Natif de Biscaye, formé à Paris, mais retourné au pays par atavisme, et plus particulièrement à Saint-Jean-de-Luz – Ciboure par goût, Ramiro Arrue assure une passerelle entre les deux Pays basques d’Espagne et de France. Membre de l’Association des Artistes basques de Bilbao depuis 1916 (il en est le secrétaire en 1919) et du groupe des Neuf à Ciboure en 1917, Ramiro aurait pu jouer le rôle de chef de file de la peinture basque car il expose avec succès ses œuvres à Paris, Londres ou en Amérique latine (Buenos Aires, Córdoba, Montevideo) et connaît bien les milieux artistiques français et espagnol. Marqué par le conflit aigu entre art académique et art moderne, il cherche une troisième voie qui maintienne une image claire, visible et classique du sujet tout en renouvelant l’expression formelle. Intéressé par les révolutions esthétiques, il s’en tient raisonnablement éloigné en choisissant un régionalisme délibéré comme source d’inspiration ; quitte à flirter sagement avec certains « ismes », principalement le cubisme et le symbolisme, atteignant parfois une qualité d’invention majeure. Ramiro Arrue le Basque trace son sillon pictural avec une telle constance et une telle conviction qu’il aurait mérité de faire école (6). Paradoxalement Ramiro Arrue n'est pas exposé de façon permanente au Pays Basque, mais fait l’objet d’un musée presque monographique à la Villa Les Camélias à Cap d’Ail, voisin de Monaco, où la collection privée Maria de Isasi (7) met en valeur les créations multiples de l’artiste : peintures, gouaches, émaux, objets décoratifs, arts du spectacle, archives, documents divers…
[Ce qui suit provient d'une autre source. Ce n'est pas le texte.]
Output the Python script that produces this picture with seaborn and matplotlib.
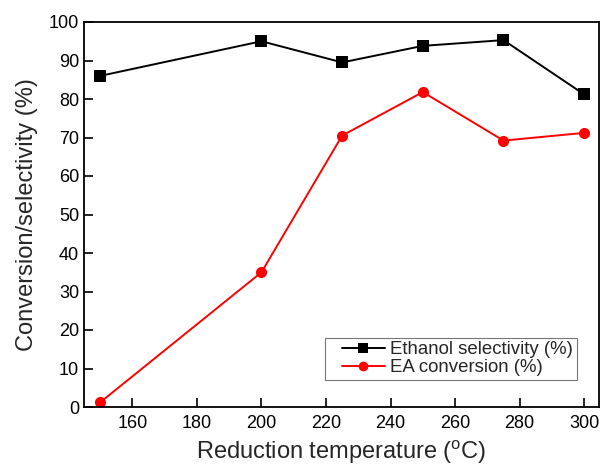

Photo de couverture  : Olivier Ribeton présente sa conférence sur Ramiro Arrue à Bilbao
Références :
(1) RIBETON O., Ramiro Arrue (1892-1971) / Entre Avant-garde et tradition, Biarritz, 2017, 276 pages.

(2) RIBETON O., Ramiro Arrue (1892-1971), un artiste basque dans les collections publiques françaises, Musée Basque et J&D Éditions, 1991, 328 pages.

(3) MENGES C. (sous la direction), Ramiro Arrue (1892-1971), terre d’avant-garde, terre ancestrale, Musée national du château de Pau 1996, 144 pages. 

(4) DU PASQUIER J. (sous la direction), Regards sur le Pays Basque, Musée des Arts décoratifs de Bordeaux, FRAM - ACMA n° 11, 1996, p. 9.

(5) SANCRISTÓBAL Y MÚRUA P. (sous la direction), Ramiro Arrue Donibane Lohizuneko Bilduma / Colección de la villa de San Juan de Luz, Arabako Arte Eder Museoa / Museo de Bellas Artes de Ȧlava, 2003, p. 36, 37, 78.

(6) RIBETON O., « La peinture basque existe-t-elle ? », in HUREL A. et JAUREGUIBERRY M. de, Un siècle de peinture au Pays Basque (1850 – 1950), Pimientos, Urrugne, 2006, p. 16.

(7) RIBETON O., Ramiro Arrue / Peintre basque / Collection Maria de Isasi, Cap d’Ail, 2022, 226 pages.